3. Test Case Prioritization:

• Similar to selective regression, this approach prioritizes test cases based on factors like:
  • Business Impact: Tests covering critical functionalities are prioritized.
  • Risk: Tests for areas with a high chance of regressions are prioritized.
  • Test Case Age: More recent tests are prioritized as they might be more relevant to current functionalities.
• Advantages: Efficient use of resources, focuses testing on high-risk areas.
• Disadvantages: Relies on good judgment for prioritization. Might miss regressions in lower-priority areas.

4. Hybrid Regression Testing:

• This combines elements of selective regression and prioritization.
• A subset of test cases is chosen based on impact analysis, and then prioritized within that subset.
• Advantages: Provides a balance between coverage and efficiency.
• Disadvantages: Requires more planning and effort compared to simpler approaches.

5. Corrective Regression Testing:

• This is used when no major changes are made to the codebase.
• It involves re-running a core set of regression tests to ensure overall functionality remains stable.
• Advantages: Quick and efficient way to verify stability after minor changes.
• Disadvantages: Limited scope, might miss regressions introduced by seemingly minor code tweaks.

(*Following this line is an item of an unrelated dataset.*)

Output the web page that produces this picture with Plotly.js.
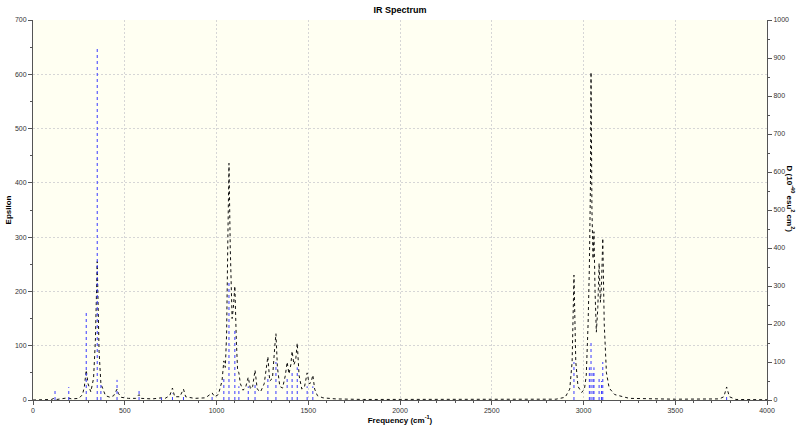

6. Partial Regression Testing:

• This focuses on testing the impact of newly added code on existing functionalities.
• It's often used alongside impact analysis to identify areas potentially affected by the new code.
• Advantages: Efficient for small code changes and bug fixes.
• Disadvantages: Limited scope, doesn't guarantee overall regression coverage.

Conclusion

Regression testing serves as a critical safeguard for quality and stability. By systematically verifying existing functionalities after changes, it ensures a smooth user experience and prevents regressions from derailing your software's progress.

Whether you choose a comprehensive retest all approach or a more targeted strategy, regression testing is an investment that pays off in the long run. It helps catch bugs early, reduces development costs, and fosters a culture of quality within your development team.